The company has announced that it will completely change how the tweets’ limits work. Images and other media that are included in them will no longer count towards the limit – but the 140-character restriction will stay, at least for now.

All attached media – which includes polls and videos, as well as pictures – won’t count in the limit. The idea is that users will be able to “say more about what’s happening”, Twitter said, by allowing people to include an image in their tweet and still say 140-character’s worth of things, for example.

And when a user replies to a tweet, the user name of the person it’s sent to will no longer be a part of the limit. Anyone else tagged in it will still count, however.

Twitter had already announced the complete removal of limits from direct messages.

The company already announced the plans, which it says “simplify” tweets, earlier this year. It is part of a huge number of changes that Twitter has made in an attempt to make the site more welcoming and understandable for users, at a time when the number of people on it is falling.

Twitter has only around 313 million active monthly users, compared with Facebook’s 1.7 billion.

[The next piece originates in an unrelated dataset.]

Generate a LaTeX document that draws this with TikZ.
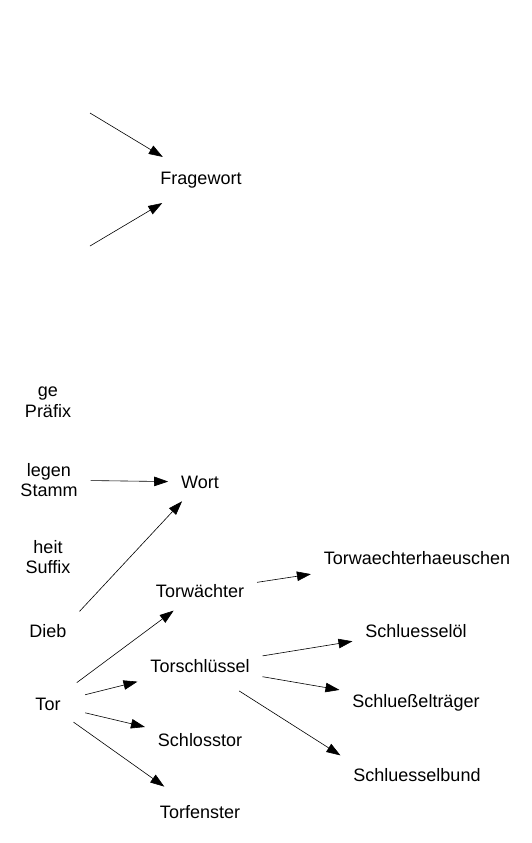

The expanded tweets are currently being rolled out, so not everybody will be able to see them straight away. But they should be visible immediately, since some people including Twitter’s official account already has access to them.

Twitter turns 10

The company had been rumoured to be planning tweets that could be up to 10,000 characters long, but that idea is now thought to have been scrapped. Those hypothetical long tweets would really have been another piece of media in the tweet – a much more expansive amount of space that you could type into and then attach to your message.